Russia Hails Eurobond Triumph as Traders Ask: Who Bought It?
While Finance Minister Anton Siluanov said the deal showed foreigners have “trust” in Russia, investors expressed concern the bond won’t be admitted to international settlement systems. VTB Capital, the investment-banking arm of penalized lender VTB Group, emerged at the start of the week as the sole organizer of the deal after foreign governments warned lenders away from the placement.
“We had a situation where the State Department, the U.S. administration, decides on behalf of investors and settlement organizations whether they participate in the placement or not,” Siluanov told reporters Wednesday in Moscow. Euroclear Bank SA, on which many foreign funds rely for bond settlements, came under “unprecedented pressure” in connection with the sale, and in the future, Russia will aim to sell debt abroad and at home without the use of foreign banks, he said.
Russia’s first Eurobond sale since 2013 goes a small way to plugging its biggest budget deficit in six years, but marks a symbolic victory for President Vladimir Putin, who has sought to play down the impact of restrictions imposed for Russia’s role in stoking the Ukraine crisis. The government placed the 10-year notes at a yield of 4.75 percent on Tuesday, compared with initial guidance of 4.65 percent to 4.90 percent.
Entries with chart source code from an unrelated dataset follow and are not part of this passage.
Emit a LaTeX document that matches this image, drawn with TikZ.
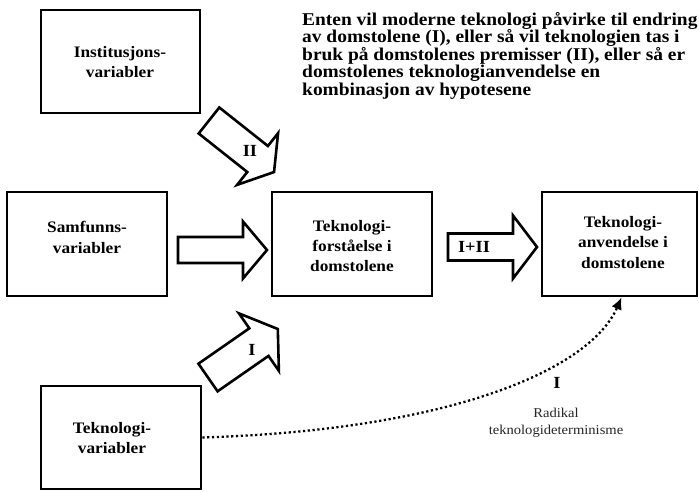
\documentclass[tikz,border=0pt]{standalone}
\usepackage{fontspec}
\usetikzlibrary{arrows.meta,calc}
\newfontfamily\garfont[FakeStretch=1.08]{Liberation Serif}
\tikzset{
  box/.style={draw, line width=2.8pt, rectangle, inner sep=0pt},
  boxtext/.style={font=\garfont\bfseries\fontsize{16}{20.3}\selectfont, align=center, inner sep=0pt},
  blk/.style={draw, line width=2.6pt, line join=miter, fill=white},
  arrlabel/.style={font=\garfont\bfseries\fontsize{17}{19}\selectfont, inner sep=0pt},
  dotcurve/.style={line width=2.3pt, dash pattern=on 2.2pt off 2.6pt, -{Latex[length=12pt,width=11pt]}},
}
\newcommand{\blockarrow}[7]{%
  \begin{scope}[shift={(#1,#2)},rotate=#3]
    \draw[blk] (0,-#6) -- (#4,-#6) -- (#4,-#7) -- ({#4+#5},0) -- (#4,#7) -- (#4,#6) -- (0,#6) -- cycle;
  \end{scope}}
\begin{document}
\begin{tikzpicture}[x=1pt,y=-1pt]
\useasboundingbox[fill=white] (0,0) rectangle (699,491);
% boxes
\node[box, minimum width=159pt, minimum height=103pt] (inst) at (120.5,61.5) {};
\node[box, minimum width=160pt, minimum height=104pt] (samf) at (87,244) {};
\node[box, minimum width=160pt, minimum height=104pt] (forst) at (352,244) {};
\node[box, minimum width=155pt, minimum height=104pt] (anvend) at (619.5,244) {};
\node[box, minimum width=160pt, minimum height=103pt] (tekvar) at (121,437.5) {};
% box texts
\node[boxtext] at (120,62) {Institusjons-\\variabler};
\node[boxtext] at (87,237.5) {Samfunns-\\variabler};
\node[boxtext] at (352,246) {Teknologi-\\forståelse i\\domstolene};
\node[boxtext] at (623,242.5) {Teknologi-\\anvendelse i\\domstolene};
\node[boxtext] at (112,438) {Teknologi-\\variabler};
% hypothesis text
\node[anchor=north west, align=left, inner sep=0pt, font=\garfont\bfseries\fontsize{18}{17.5}\selectfont] (hyp) at (302,12) {Enten vil moderne teknologi påvirke til endring\\av domstolene (I), eller så vil teknologien tas i\\bruk på domstolenes premisser (II), eller så er\\domstolenes teknologianvendelse en\\kombinasjon av hypotesene};
% block arrows
\blockarrow{178}{250}{0}{65}{24}{13}{28.5}
\blockarrow{448}{247}{0}{65}{24}{13.5}{31.5}
\blockarrow{209}{120.5}{-38.4}{62}{21}{16.6}{33}
\blockarrow{208}{377.5}{34.8}{62}{23}{16.8}{35}
\node[arrlabel] (lII) at (250,151) {II};
\node[arrlabel] (lI) at (252,350) {I};
\node[arrlabel] (lIII) at (474,247) {I+II};
% dotted curve
\draw[dotcurve] (tekvar.east) .. controls (450,430) and (590,370) .. ([xshift=2pt]anvend.south);
\node[arrlabel] (lIc) at (557,383) {I};
\node[font=\garfont\fontsize{13.5}{17}\selectfont, text=black!85, align=center, inner sep=0pt] (rad) at (556,423) {Radikal\\teknologideterminisme};
\end{tikzpicture}
\end{document}
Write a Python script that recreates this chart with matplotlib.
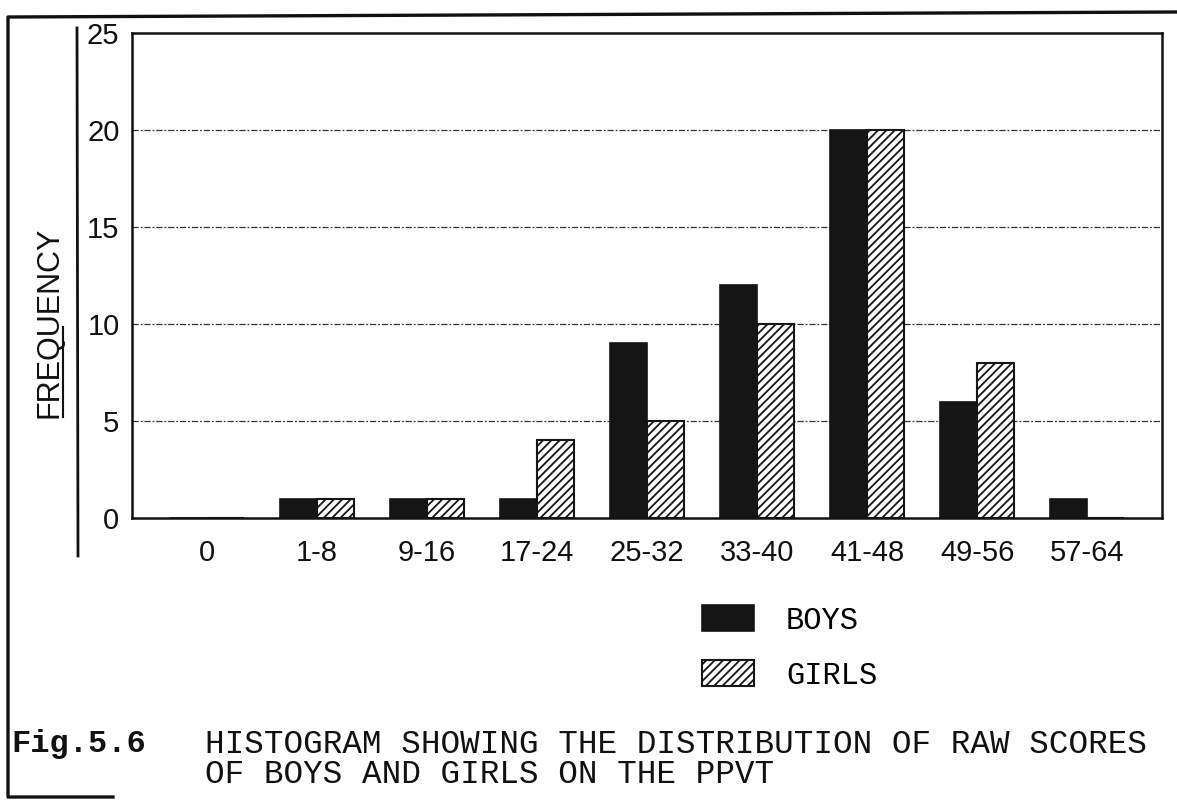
import matplotlib
matplotlib.use("Agg")
import matplotlib.pyplot as plt
from matplotlib.lines import Line2D
import numpy as np

categories = ["0", "1-8", "9-16", "17-24", "25-32", "33-40", "41-48", "49-56", "57-64"]
boys = [0, 1, 1, 1, 9, 12, 20, 6, 1]
girls = [0, 1, 1, 4, 5, 10, 20, 8, 0]
series_labels = ["BOYS", "GIRLS"]
y_ticks = [0, 5, 10, 15, 20, 25]
caption_tag = "Fig.5.6"
caption_lines = ["HISTOGRAM SHOWING THE DISTRIBUTION OF RAW SCORES",
                 "OF BOYS AND GIRLS ON THE PPVT"]
y_label = "FREQUENCY"

W, H = 1177, 801
plt.rcParams['hatch.linewidth'] = 1.3
plt.rcParams['hatch.color'] = '#1a1a1a'

fig = plt.figure(figsize=(W / 100, H / 100), dpi=100)
fig.patch.set_facecolor('white')

def fx(x):
    return x / W

def fy(y):
    return 1 - y / H

# axes placement (pixel based)
left, right, top, bottom = 132, 1162, 33, 518
ax = fig.add_axes([fx(left), fy(bottom), fx(right - left), (bottom - top) / H])

x = np.arange(len(categories))
bw = 0.336
b1 = ax.bar(x - bw / 2, boys, width=bw, color='#151515', edgecolor='#151515',
            linewidth=1.2, zorder=3, label=series_labels[0])
b2 = ax.bar(x + bw / 2, girls, width=bw, color='white', edgecolor='#151515',
            hatch='////', linewidth=1.5, zorder=3, label=series_labels[1])

ax.set_xlim(-0.68, 8.68)
ax.set_ylim(0, 25)
ax.set_yticks(y_ticks)
ax.set_xticks(x)
ax.set_xticklabels(categories)
for g in y_ticks[1:-1]:
    ax.axhline(g, color='#333333', linewidth=0.9, linestyle=(0, (5, 1.5, 1.5, 1.5)), zorder=1)

for sp in ax.spines.values():
    sp.set_linewidth(1.8)
    sp.set_color('#111111')
ax.tick_params(axis='both', length=0, labelsize=21, colors='#111111')
ax.tick_params(axis='y', pad=9)
ax.tick_params(axis='x', pad=15)
for lab in ax.get_xticklabels() + ax.get_yticklabels():
    lab.set_fontfamily('Liberation Sans')

# y label with partial underline
fig.text(fx(50), fy(322), y_label, rotation=90, ha='center', va='center',
         fontsize=22, family='Liberation Sans', color='#111111')
fig.add_artist(Line2D([fx(63), fx(63)], [fy(327), fy(417)], color='#111111', linewidth=1.5))

# inner vertical rule
fig.add_artist(Line2D([fx(77), fx(78)], [fy(28), fy(556)], color='#111111', linewidth=2.0))

# outer frame
fig.add_artist(Line2D([fx(1177), fx(8), fx(8), fx(113)],
                      [fy(12), fy(17), fy(797), fy(797)],
                      color='#111111', linewidth=2.4))

# legend
leg = fig.legend(handles=[b1, b2], labels=series_labels, loc='upper left',
                 bbox_to_anchor=(fx(702), fy(605)), frameon=False,
                 prop={'family': 'Liberation Mono', 'size': 22},
                 handlelength=1.7, handleheight=0.95, handletextpad=1.05,
                 labelspacing=0.8, borderpad=0, borderaxespad=0)

# caption
fig.text(fx(11), fy(752), caption_tag, ha='left', va='baseline', fontsize=23,
         family='Liberation Mono', fontweight='bold', color='#111111')
fig.text(fx(205), fy(783), "\n".join(caption_lines), ha='left', va='baseline',
         fontsize=23.5, family='Liberation Mono', color='#111111',
         linespacing=0.97, multialignment='left')

fig.savefig('out.png', dpi=100, facecolor='white')
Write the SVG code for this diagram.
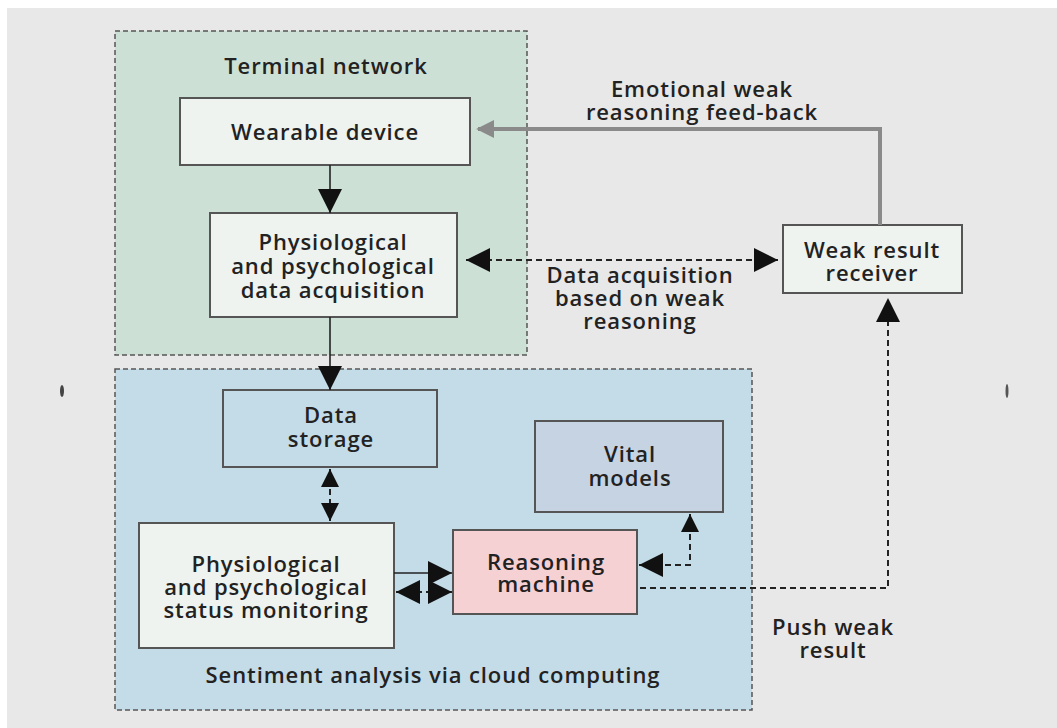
<svg xmlns="http://www.w3.org/2000/svg" width="1057" height="728" viewBox="0 0 1057 728">
<defs>
<style>
text{font-family:"Open Sans","Noto Sans","Liberation Sans",sans-serif;font-size:22px;font-weight:600;letter-spacing:0.9px;fill:#222;text-anchor:middle}
.node{stroke:#555;stroke-width:2}
.grp{stroke:#555;stroke-width:1.5;stroke-dasharray:5 3}
.c{fill:none;stroke:#222;stroke-width:1.6}
.d{fill:none;stroke:#222;stroke-width:2;stroke-dasharray:6 4}
.g{fill:none;stroke:#8a8a8a;stroke-width:4}
</style>
<marker id="ahL" viewBox="0 0 10 10" refX="10" refY="5" markerWidth="24" markerHeight="24" markerUnits="userSpaceOnUse" orient="auto-start-reverse"><path d="M0,0L10,5L0,10z" fill="#111"/></marker>
<marker id="ahM" viewBox="0 0 10 10" refX="10" refY="5" markerWidth="18" markerHeight="18" markerUnits="userSpaceOnUse" orient="auto-start-reverse"><path d="M0,0L10,5L0,10z" fill="#111"/></marker>
<marker id="ahG" viewBox="0 0 10 10" refX="9" refY="5" markerWidth="18" markerHeight="18" markerUnits="userSpaceOnUse" orient="auto"><path d="M0,0L10,5L0,10z" fill="#8a8a8a"/></marker>
</defs>
<rect x="0" y="0" width="1057" height="728" fill="#fff"/>
<rect x="7" y="8" width="1050" height="720" fill="#e8e8e8"/>
<ellipse cx="62" cy="391" rx="2" ry="6" fill="#444"/>
<ellipse cx="1007" cy="391" rx="1.5" ry="7" fill="#555"/>

<g id="terminal-network">
<rect class="grp" x="115" y="31" width="412" height="324" fill="#cde0d6"/>
<text x="326" y="74">Terminal network</text>
</g>
<g id="cloud">
<rect class="grp" x="115" y="369" width="637" height="341" fill="#c4dce8"/>
<text x="433" y="683">Sentiment analysis via cloud computing</text>
</g>

<g id="wearable-device">
<rect class="node" x="180" y="98" width="290" height="67" fill="#eef3ef"/>
<text x="325" y="140">Wearable device</text>
</g>
<g id="data-acquisition">
<rect class="node" x="210" y="213" width="247" height="104" fill="#eef3ef"/>
<text x="333" y="250">Physiological<tspan x="333" dy="24">and psychological</tspan><tspan x="333" dy="24">data acquisition</tspan></text>
</g>
<g id="weak-result-receiver">
<rect class="node" x="783" y="225" width="179" height="68" fill="#eef3ef"/>
<text x="872" y="258">Weak result<tspan x="872" dy="23">receiver</tspan></text>
</g>
<g id="data-storage">
<rect class="node" x="223" y="390" width="214" height="77" fill="#c4dce8"/>
<text x="331" y="423">Data<tspan x="331" dy="24">storage</tspan></text>
</g>
<g id="vital-models">
<rect class="node" x="535" y="421" width="188" height="91" fill="#c6d3e2"/>
<text x="630" y="462">Vital<tspan x="630" dy="24">models</tspan></text>
</g>
<g id="status-monitoring">
<rect class="node" x="139" y="523" width="255" height="125" fill="#eef3ef"/>
<text x="266" y="572">Physiological<tspan x="266" dy="23">and psychological</tspan><tspan x="266" dy="23">status monitoring</tspan></text>
</g>
<g id="reasoning-machine">
<rect class="node" x="453" y="530" width="184" height="84" fill="#f5d1d4"/>
<text x="546" y="570">Reasoning<tspan x="546" dy="22">machine</tspan></text>
</g>

<g id="connectors">
<line class="c" x1="330" y1="165" x2="330" y2="213" marker-end="url(#ahL)"/>
<line class="c" x1="330" y1="317" x2="330" y2="390" marker-end="url(#ahL)"/>
<line class="d" x1="466" y1="260" x2="778" y2="260" marker-start="url(#ahL)" marker-end="url(#ahL)"/>
<polyline class="g" points="880,225 880,129 478,129" marker-end="url(#ahG)"/>
<line class="d" x1="330" y1="469" x2="330" y2="521" marker-start="url(#ahM)" marker-end="url(#ahM)"/>
<line class="c" x1="394" y1="573" x2="452" y2="573" marker-end="url(#ahL)"/>
<line class="d" x1="396" y1="592" x2="452" y2="592" marker-start="url(#ahL)" marker-end="url(#ahL)"/>
<polyline class="d" points="690,514 690,565 639,565" marker-start="url(#ahM)" marker-end="url(#ahL)"/>
<polyline class="d" points="640,588 888,588 888,298" marker-end="url(#ahL)"/>
</g>

<g id="labels">
<text x="702" y="97">Emotional weak<tspan x="702" dy="23">reasoning feed-back</tspan></text>
<text x="640" y="283">Data acquisition<tspan x="640" dy="23">based on weak</tspan><tspan x="640" dy="23">reasoning</tspan></text>
<text x="833" y="635">Push weak<tspan x="833" dy="23">result</tspan></text>
</g>
</svg>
In an interview with Bloomberg Television, VTB Chairman Andrey Kostin said the bank is still in talks with Euroclear, though the securities at this stage can only be settled through Russia’s own depository system. That put off foreign investors including Aberdeen Asset Management Plc and Allianz Global Investors Europe GmbH in London and Union Investment Privatfonds GmbH in Frankfurt who worried they would struggle to trade the debt.
“Less than $2 billion is not a lot on a grand scheme of things,” Steve Hooker, managing director and portfolio manager at Newfleet Asset Management LLC said on Tuesday. “The idea was that Russia wanted to say that it is making business as usual, but there are a lot of investors who are still skeptical.”
This year’s budget authorizes a sale of as much as $3 billion. Russia may consider tapping Eurobonds later this year if it sees follow-up demand in the secondary market for the new issue, according to VTB’s Kostin.
“It was agreed with the Ministry of Finance that because they don’t need the money immediately, we might use the opportunity to make another placement to get more during the year,” he said.
The main buyers were from Great Britain, the head of the Finance Ministry’s debt department said. More than 70 percent was placed with foreign investors after the domestic participation was capped at no more than 30 percent, Kostin said.
Kieran Curtis, a London-based money manager at Standard Life Investments Ltd., suggested some of the foreign interest may have come from Russian investors based overseas.
“There’s a lot of Russian money outside of Russia, so if you wanted to say that we sold this overseas, you could probably use that,” Curtis, who helps oversee about $10 billion in emerging-market assets, said at a media briefing. “The main issue for foreign investors was liquidity because it’s absolutely unclear how many market makers are going to be available for participation in the secondary market.”